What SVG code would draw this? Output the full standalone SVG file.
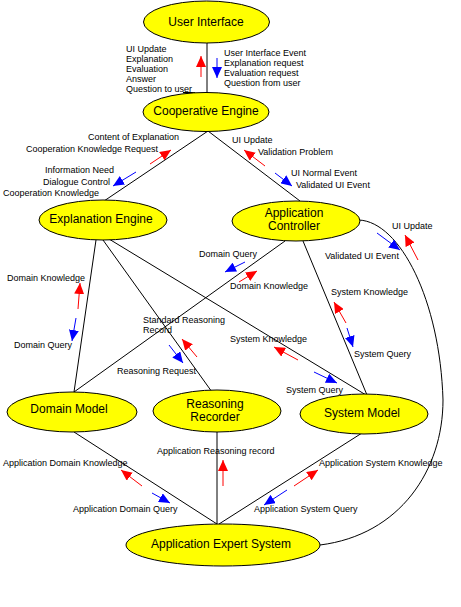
<svg xmlns="http://www.w3.org/2000/svg" width="461" height="607" viewBox="0 0 461 607">
<defs>
<style>
.node ellipse{fill:#ffff00;stroke:#000;stroke-width:1}
.node text{font-family:"Liberation Sans",Arial,sans-serif;font-size:12px;fill:#000;text-anchor:middle}
.conn{stroke:#000;stroke-width:1;fill:none}
.red{stroke:#ff0000;stroke-width:1;fill:none;marker-end:url(#hr)}
.blue{stroke:#0000ff;stroke-width:1;fill:none;marker-end:url(#hb)}
.lbl{font-family:"Liberation Sans",Arial,sans-serif;font-size:9px;fill:#000}
</style>
<marker id="hr" markerUnits="userSpaceOnUse" markerWidth="11" markerHeight="10" refX="11" refY="5" orient="auto"><path d="M0,0 L11,5 L0,10 z" fill="#ff0000"/></marker>
<marker id="hb" markerUnits="userSpaceOnUse" markerWidth="11" markerHeight="10" refX="11" refY="5" orient="auto"><path d="M0,0 L11,5 L0,10 z" fill="#0000ff"/></marker>
</defs>
<rect width="461" height="607" fill="#fff"/>
<g id="connectors">
<line class="conn" x1="207" y1="43" x2="207" y2="93"/>
<line class="conn" x1="208" y1="131" x2="104" y2="201"/>
<line class="conn" x1="208" y1="131" x2="300" y2="201"/>
<path class="conn" d="M359,220 C400,222 440,300 443,400 C443,470 400,535 320,545"/>
<line class="conn" x1="96" y1="240" x2="74" y2="392"/>
<line class="conn" x1="103" y1="240" x2="212" y2="392"/>
<line class="conn" x1="109" y1="239" x2="366" y2="395"/>
<line class="conn" x1="285" y1="241" x2="74" y2="392"/>
<line class="conn" x1="303" y1="241" x2="367" y2="395"/>
<line class="conn" x1="74" y1="432" x2="217" y2="524"/>
<line class="conn" x1="217" y1="432" x2="217" y2="524"/>
<line class="conn" x1="362" y1="433" x2="219" y2="524"/>
<line class="conn" x1="183" y1="92.5" x2="195" y2="92.5"/>
</g>
<g id="flows">
<line class="red" x1="201" y1="77" x2="201" y2="56"/>
<line class="blue" x1="217" y1="58" x2="217" y2="78"/>
<line class="red" x1="150" y1="164" x2="171" y2="150"/>
<line class="blue" x1="136" y1="172" x2="113" y2="186"/>
<line class="red" x1="265" y1="166" x2="244" y2="150"/>
<line class="blue" x1="275" y1="173" x2="292" y2="186"/>
<line class="blue" x1="377" y1="233" x2="400" y2="250"/>
<line class="red" x1="418" y1="260" x2="405" y2="235"/>
<line class="blue" x1="245" y1="262" x2="225" y2="272"/>
<line class="red" x1="239" y1="282" x2="257" y2="271"/>
<line class="red" x1="78" y1="309" x2="80" y2="283"/>
<line class="blue" x1="76" y1="318" x2="72" y2="341"/>
<line class="red" x1="346" y1="323" x2="334" y2="302"/>
<line class="blue" x1="347" y1="328" x2="353" y2="347"/>
<line class="red" x1="197" y1="357" x2="182" y2="339"/>
<line class="blue" x1="169" y1="345" x2="183" y2="363"/>
<line class="red" x1="298" y1="360" x2="274" y2="347"/>
<line class="blue" x1="314" y1="372" x2="337" y2="383"/>
<line class="red" x1="142" y1="486" x2="121" y2="470"/>
<line class="blue" x1="152" y1="493" x2="170" y2="503"/>
<line class="red" x1="223" y1="486" x2="223" y2="460"/>
<line class="red" x1="294" y1="486" x2="318" y2="470"/>
<line class="blue" x1="287" y1="490" x2="264" y2="505"/>
</g>
<g id="node-user-interface" class="node"><ellipse cx="206.5" cy="22" rx="63" ry="21"/><text x="206" y="26">User Interface</text></g>
<g id="node-cooperative-engine" class="node"><ellipse cx="206" cy="112" rx="63" ry="19.5"/><text x="206" y="115">Cooperative Engine</text></g>
<g id="node-explanation-engine" class="node"><ellipse cx="103" cy="220" rx="64" ry="20"/><text x="101" y="223">Explanation Engine</text></g>
<g id="node-application-controller" class="node"><ellipse cx="296" cy="221" rx="64" ry="20"/><text x="294" y="217">Application</text><text x="294" y="230">Controller</text></g>
<g id="node-domain-model" class="node"><ellipse cx="72" cy="412" rx="65" ry="20"/><text x="69" y="413">Domain Model</text></g>
<g id="node-reasoning-recorder" class="node"><ellipse cx="217" cy="411" rx="64" ry="21"/><text x="215" y="408">Reasoning</text><text x="215" y="421">Recorder</text></g>
<g id="node-system-model" class="node"><ellipse cx="364" cy="414" rx="64" ry="20"/><text x="362" y="417">System Model</text></g>
<g id="node-application-expert-system" class="node"><ellipse cx="223" cy="545" rx="97" ry="21"/><text x="221" y="548">Application Expert System</text></g>
<g id="labels" class="lbl">
<text class="lbl" x="126" y="52">UI Update</text>
<text class="lbl" x="126" y="62">Explanation</text>
<text class="lbl" x="126" y="72">Evaluation</text>
<text class="lbl" x="126" y="82">Answer</text>
<text class="lbl" x="126" y="92">Question to user</text>
<text class="lbl" x="224" y="56">User Interface Event</text>
<text class="lbl" x="224" y="66">Explanation request</text>
<text class="lbl" x="224" y="76">Evaluation request</text>
<text class="lbl" x="224" y="86">Question from user</text>
<text class="lbl" x="88" y="140">Content of Explanation</text>
<text class="lbl" x="26" y="152">Cooperation Knowledge Request</text>
<text class="lbl" x="45" y="173">Information Need</text>
<text class="lbl" x="43" y="185">Dialogue Control</text>
<text class="lbl" x="3" y="196">Cooperation Knowledge</text>
<text class="lbl" x="232" y="143">UI Update</text>
<text class="lbl" x="258" y="155">Validation Problem</text>
<text class="lbl" x="291" y="176">UI Normal Event</text>
<text class="lbl" x="296" y="188">Validated UI Event</text>
<text class="lbl" x="392" y="229">UI Update</text>
<text class="lbl" x="325" y="259">Validated UI Event</text>
<text class="lbl" x="199" y="257">Domain Query</text>
<text class="lbl" x="7" y="281">Domain Knowledge</text>
<text class="lbl" x="230" y="289">Domain Knowledge</text>
<text class="lbl" x="331" y="295">System Knowledge</text>
<text class="lbl" x="143" y="323">Standard Reasoning</text>
<text class="lbl" x="143" y="333">Record</text>
<text class="lbl" x="230" y="342">System Knowledge</text>
<text class="lbl" x="14" y="348">Domain Query</text>
<text class="lbl" x="354" y="357">System Query</text>
<text class="lbl" x="117" y="374">Reasoning Request</text>
<text class="lbl" x="286" y="393">System Query</text>
<text class="lbl" x="157" y="454">Application Reasoning record</text>
<text class="lbl" x="3" y="466">Application Domain Knowledge</text>
<text class="lbl" x="319" y="466">Application System Knowledge</text>
<text class="lbl" x="73" y="512">Application Domain Query</text>
<text class="lbl" x="254" y="512">Application System Query</text>
</g>
</svg>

-------

Aim: Transcribe the listing in full and omit the pictures.

Worked answer:
What SVG code would draw this? Output the full standalone SVG file.
<svg xmlns="http://www.w3.org/2000/svg" width="461" height="607" viewBox="0 0 461 607">
<defs>
<style>
.node ellipse{fill:#ffff00;stroke:#000;stroke-width:1}
.node text{font-family:"Liberation Sans",Arial,sans-serif;font-size:12px;fill:#000;text-anchor:middle}
.conn{stroke:#000;stroke-width:1;fill:none}
.red{stroke:#ff0000;stroke-width:1;fill:none;marker-end:url(#hr)}
.blue{stroke:#0000ff;stroke-width:1;fill:none;marker-end:url(#hb)}
.lbl{font-family:"Liberation Sans",Arial,sans-serif;font-size:9px;fill:#000}
</style>
<marker id="hr" markerUnits="userSpaceOnUse" markerWidth="11" markerHeight="10" refX="11" refY="5" orient="auto"><path d="M0,0 L11,5 L0,10 z" fill="#ff0000"/></marker>
<marker id="hb" markerUnits="userSpaceOnUse" markerWidth="11" markerHeight="10" refX="11" refY="5" orient="auto"><path d="M0,0 L11,5 L0,10 z" fill="#0000ff"/></marker>
</defs>
<rect width="461" height="607" fill="#fff"/>
<g id="connectors">
<line class="conn" x1="207" y1="43" x2="207" y2="93"/>
<line class="conn" x1="208" y1="131" x2="104" y2="201"/>
<line class="conn" x1="208" y1="131" x2="300" y2="201"/>
<path class="conn" d="M359,220 C400,222 440,300 443,400 C443,470 400,535 320,545"/>
<line class="conn" x1="96" y1="240" x2="74" y2="392"/>
<line class="conn" x1="103" y1="240" x2="212" y2="392"/>
<line class="conn" x1="109" y1="239" x2="366" y2="395"/>
<line class="conn" x1="285" y1="241" x2="74" y2="392"/>
<line class="conn" x1="303" y1="241" x2="367" y2="395"/>
<line class="conn" x1="74" y1="432" x2="217" y2="524"/>
<line class="conn" x1="217" y1="432" x2="217" y2="524"/>
<line class="conn" x1="362" y1="433" x2="219" y2="524"/>
<line class="conn" x1="183" y1="92.5" x2="195" y2="92.5"/>
</g>
<g id="flows">
<line class="red" x1="201" y1="77" x2="201" y2="56"/>
<line class="blue" x1="217" y1="58" x2="217" y2="78"/>
<line class="red" x1="150" y1="164" x2="171" y2="150"/>
<line class="blue" x1="136" y1="172" x2="113" y2="186"/>
<line class="red" x1="265" y1="166" x2="244" y2="150"/>
<line class="blue" x1="275" y1="173" x2="292" y2="186"/>
<line class="blue" x1="377" y1="233" x2="400" y2="250"/>
<line class="red" x1="418" y1="260" x2="405" y2="235"/>
<line class="blue" x1="245" y1="262" x2="225" y2="272"/>
<line class="red" x1="239" y1="282" x2="257" y2="271"/>
<line class="red" x1="78" y1="309" x2="80" y2="283"/>
<line class="blue" x1="76" y1="318" x2="72" y2="341"/>
<line class="red" x1="346" y1="323" x2="334" y2="302"/>
<line class="blue" x1="347" y1="328" x2="353" y2="347"/>
<line class="red" x1="197" y1="357" x2="182" y2="339"/>
<line class="blue" x1="169" y1="345" x2="183" y2="363"/>
<line class="red" x1="298" y1="360" x2="274" y2="347"/>
<line class="blue" x1="314" y1="372" x2="337" y2="383"/>
<line class="red" x1="142" y1="486" x2="121" y2="470"/>
<line class="blue" x1="152" y1="493" x2="170" y2="503"/>
<line class="red" x1="223" y1="486" x2="223" y2="460"/>
<line class="red" x1="294" y1="486" x2="318" y2="470"/>
<line class="blue" x1="287" y1="490" x2="264" y2="505"/>
</g>
<g id="node-user-interface" class="node"><ellipse cx="206.5" cy="22" rx="63" ry="21"/><text x="206" y="26">User Interface</text></g>
<g id="node-cooperative-engine" class="node"><ellipse cx="206" cy="112" rx="63" ry="19.5"/><text x="206" y="115">Cooperative Engine</text></g>
<g id="node-explanation-engine" class="node"><ellipse cx="103" cy="220" rx="64" ry="20"/><text x="101" y="223">Explanation Engine</text></g>
<g id="node-application-controller" class="node"><ellipse cx="296" cy="221" rx="64" ry="20"/><text x="294" y="217">Application</text><text x="294" y="230">Controller</text></g>
<g id="node-domain-model" class="node"><ellipse cx="72" cy="412" rx="65" ry="20"/><text x="69" y="413">Domain Model</text></g>
<g id="node-reasoning-recorder" class="node"><ellipse cx="217" cy="411" rx="64" ry="21"/><text x="215" y="408">Reasoning</text><text x="215" y="421">Recorder</text></g>
<g id="node-system-model" class="node"><ellipse cx="364" cy="414" rx="64" ry="20"/><text x="362" y="417">System Model</text></g>
<g id="node-application-expert-system" class="node"><ellipse cx="223" cy="545" rx="97" ry="21"/><text x="221" y="548">Application Expert System</text></g>
<g id="labels" class="lbl">
<text class="lbl" x="126" y="52">UI Update</text>
<text class="lbl" x="126" y="62">Explanation</text>
<text class="lbl" x="126" y="72">Evaluation</text>
<text class="lbl" x="126" y="82">Answer</text>
<text class="lbl" x="126" y="92">Question to user</text>
<text class="lbl" x="224" y="56">User Interface Event</text>
<text class="lbl" x="224" y="66">Explanation request</text>
<text class="lbl" x="224" y="76">Evaluation request</text>
<text class="lbl" x="224" y="86">Question from user</text>
<text class="lbl" x="88" y="140">Content of Explanation</text>
<text class="lbl" x="26" y="152">Cooperation Knowledge Request</text>
<text class="lbl" x="45" y="173">Information Need</text>
<text class="lbl" x="43" y="185">Dialogue Control</text>
<text class="lbl" x="3" y="196">Cooperation Knowledge</text>
<text class="lbl" x="232" y="143">UI Update</text>
<text class="lbl" x="258" y="155">Validation Problem</text>
<text class="lbl" x="291" y="176">UI Normal Event</text>
<text class="lbl" x="296" y="188">Validated UI Event</text>
<text class="lbl" x="392" y="229">UI Update</text>
<text class="lbl" x="325" y="259">Validated UI Event</text>
<text class="lbl" x="199" y="257">Domain Query</text>
<text class="lbl" x="7" y="281">Domain Knowledge</text>
<text class="lbl" x="230" y="289">Domain Knowledge</text>
<text class="lbl" x="331" y="295">System Knowledge</text>
<text class="lbl" x="143" y="323">Standard Reasoning</text>
<text class="lbl" x="143" y="333">Record</text>
<text class="lbl" x="230" y="342">System Knowledge</text>
<text class="lbl" x="14" y="348">Domain Query</text>
<text class="lbl" x="354" y="357">System Query</text>
<text class="lbl" x="117" y="374">Reasoning Request</text>
<text class="lbl" x="286" y="393">System Query</text>
<text class="lbl" x="157" y="454">Application Reasoning record</text>
<text class="lbl" x="3" y="466">Application Domain Knowledge</text>
<text class="lbl" x="319" y="466">Application System Knowledge</text>
<text class="lbl" x="73" y="512">Application Domain Query</text>
<text class="lbl" x="254" y="512">Application System Query</text>
</g>
</svg>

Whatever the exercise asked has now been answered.